National Geographic News revealed that a 1987 report on a symposium held with Pacific island countries “recorded a representative of the Fisheries Agency of Japan telling participants that money to support fisheries comes with certain stipulations.”

According to National Geographic News, the report states: “When the Japanese government selects the countries to which it provides fisheries grants, criteria includes that the recipient country must have a fisheries agreement with Japan, and it must take a supportive position to Japan in various international organizations.”

Prime Minister Derek Skua of the Solomon Islands confirmed, according to the Melbourne Age, “We are not attending (the IWC Intercessional in London) because usually Japan pays for our attendance, but we refused their assistance and therefore we have not gone because we can’t afford it.” The minister spoke at a joint press conference in the Solomons with Australian Prime Minister Kevin Rudd.

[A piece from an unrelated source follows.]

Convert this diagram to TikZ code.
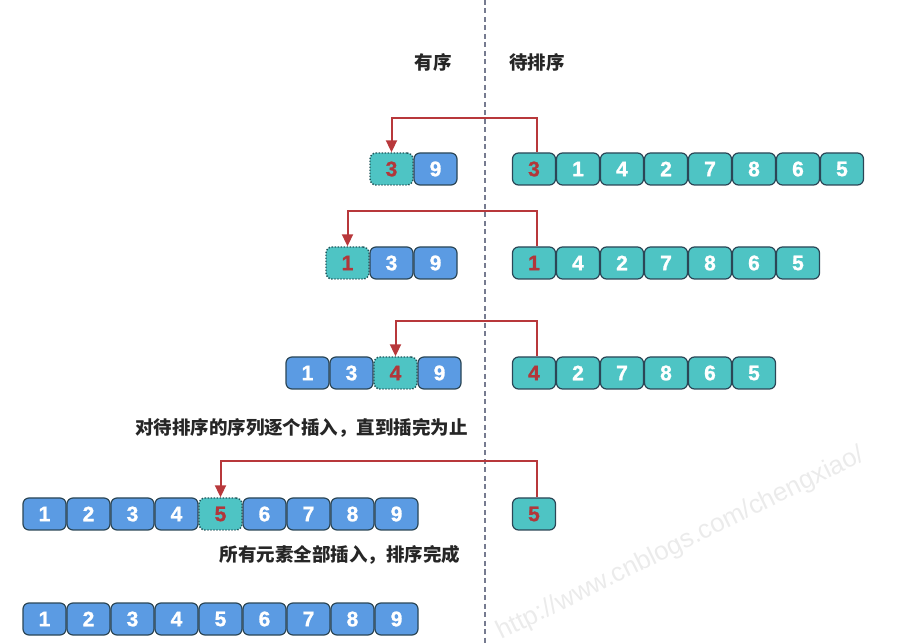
\documentclass[tikz,border=0pt]{standalone}
\usepackage{fontspec}
\setmainfont{Liberation Sans}
\newfontfamily\numfont{Liberation Sans}[UprightFont={* Bold}, UprightFeatures={FakeBold=1.2}]
\newfontfamily\cjk{Noto Sans CJK SC}
\usetikzlibrary{arrows.meta}
\definecolor{bluefill}{HTML}{5B9BE3}
\definecolor{tealfill}{HTML}{4EC4C4}
\definecolor{boxborder}{HTML}{2B4656}
\definecolor{dotborder}{HTML}{22565B}
\definecolor{reddigit}{HTML}{B2363A}
\definecolor{arrowred}{HTML}{B8383B}
\definecolor{dashcol}{HTML}{767B90}
\definecolor{wmark}{HTML}{EBEBEB}
\tikzset{
  x=1pt, y=1pt,
  cell/.style={rounded corners=6pt, minimum width=43pt, minimum height=32pt, inner sep=0pt,
    line width=1.2pt, font=\numfont\fontsize{21}{21}\selectfont, text=white},
  bbox/.style={cell, fill=bluefill, draw=boxborder},
  tbox/.style={cell, fill=tealfill, draw=boxborder},
  rbox/.style={cell, fill=tealfill, draw=boxborder, text=reddigit},
  dbox/.style={cell, fill=tealfill, draw=dotborder, line width=1.4pt, dash pattern=on 1.4pt off 1.6pt, text=reddigit},
  arr/.style={draw=arrowred, line width=2pt, -{Triangle[length=12pt,width=11pt]}},
  lbl/.style={font=\cjk\bfseries\fontsize{18.5}{18.5}\selectfont, text=black!85, inner sep=0pt},
}
\begin{document}
\begin{tikzpicture}
\useasboundingbox (0,0) rectangle (898,-644);
% watermark
\node[rotate=26.3, text=wmark, font=\fontsize{26}{26}\selectfont, inner sep=0pt] (wm) at (681,-544) {http://www.cnblogs.com/chengxiao/};
% divider
\coordinate (dtop) at (485,0);
\coordinate (dbot) at (485,-644);
\draw[dashcol, line width=1.1pt, dash pattern=on 5pt off 3.5pt] (dtop) -- (dbot);
% headers
\node[lbl] (h1) at (433,-62) {有序};
\node[lbl] (h2) at (537,-62) {待排序};
% row 1
\node[dbox] (a1) at (391.5,-169) {3};
\node[bbox] (a2) at (435.5,-169) {9};
\node[rbox] (s1) at (534,-169) {3};
\foreach \v [count=\i] in {1,4,2,7,8,6,5}
  \node[tbox] (s1n\i) at ({534+44*\i},-169) {\v};
% row 2
\node[dbox] (b1) at (347.5,-263) {1};
\node[bbox] (b2) at (391.5,-263) {3};
\node[bbox] (b3) at (435.5,-263) {9};
\node[rbox] (s2) at (534,-263) {1};
\foreach \v [count=\i] in {4,2,7,8,6,5}
  \node[tbox] (s2n\i) at ({534+44*\i},-263) {\v};
% row 3
\node[bbox] (c1) at (307.5,-373) {1};
\node[bbox] (c2) at (351.5,-373) {3};
\node[dbox] (c3) at (395.5,-373) {4};
\node[bbox] (c4) at (439.5,-373) {9};
\node[rbox] (s3) at (534,-373) {4};
\foreach \v [count=\i] in {2,7,8,6,5}
  \node[tbox] (s3n\i) at ({534+44*\i},-373) {\v};
% caption 1
\node[lbl] (t1) at (301.5,-428) {对待排序的序列逐个插入，直到插完为止};
% row 4
\foreach \v [count=\i] in {1,2,3,4}
  \node[bbox] (d\i) at ({0.5+44*\i},-514) {\v};
\node[dbox] (d5) at (220.5,-514) {5};
\foreach \v [count=\i from 6] in {6,7,8,9}
  \node[bbox] (d\i) at ({0.5+44*\i},-514) {\v};
\node[rbox] (s4) at (534,-514) {5};
% caption 2
\node[lbl] (t2) at (340,-555) {所有元素全部插入，排序完成};
% row 5
\foreach \v [count=\i] in {1,2,3,4,5,6,7,8,9}
  \node[bbox] (e\i) at ({0.5+44*\i},-619) {\v};
% arrows
\draw[arr] ([xshift=3pt]s1.north) -- ++(0,34) -| (a1.north);
\draw[arr] ([xshift=3pt]s2.north) -- ++(0,35) -| (b1.north);
\draw[arr] ([xshift=3pt]s3.north) -- ++(0,35) -| (c3.north);
\draw[arr] ([xshift=3pt]s4.north) -- ++(0,36) -| (d5.north);
\end{tikzpicture}
\end{document}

And just a few weeks ago, the Prime Minister of Dominica, Roosevelt Skerrit, announced that his government would no longer support Japan’s position in favor of whaling at the IWC. Stated Minister Skerrit, according to Associated Press, the decision is “in the best interest of Dominica.” The story noted that Dominica has received considerable aid from Japan over the past eight years for its fisheries.

Japan is still trying to recruit new countries to support it. National Geographic News revealed that, in early March, Japan had invited representatives from 12 developing countries, several that are not members of the IWC, including Eritrea, Congo, Tanzania, Angola, and Micronesia, to Tokyo to gain “understanding of Japan’s position on sustainable whaling.”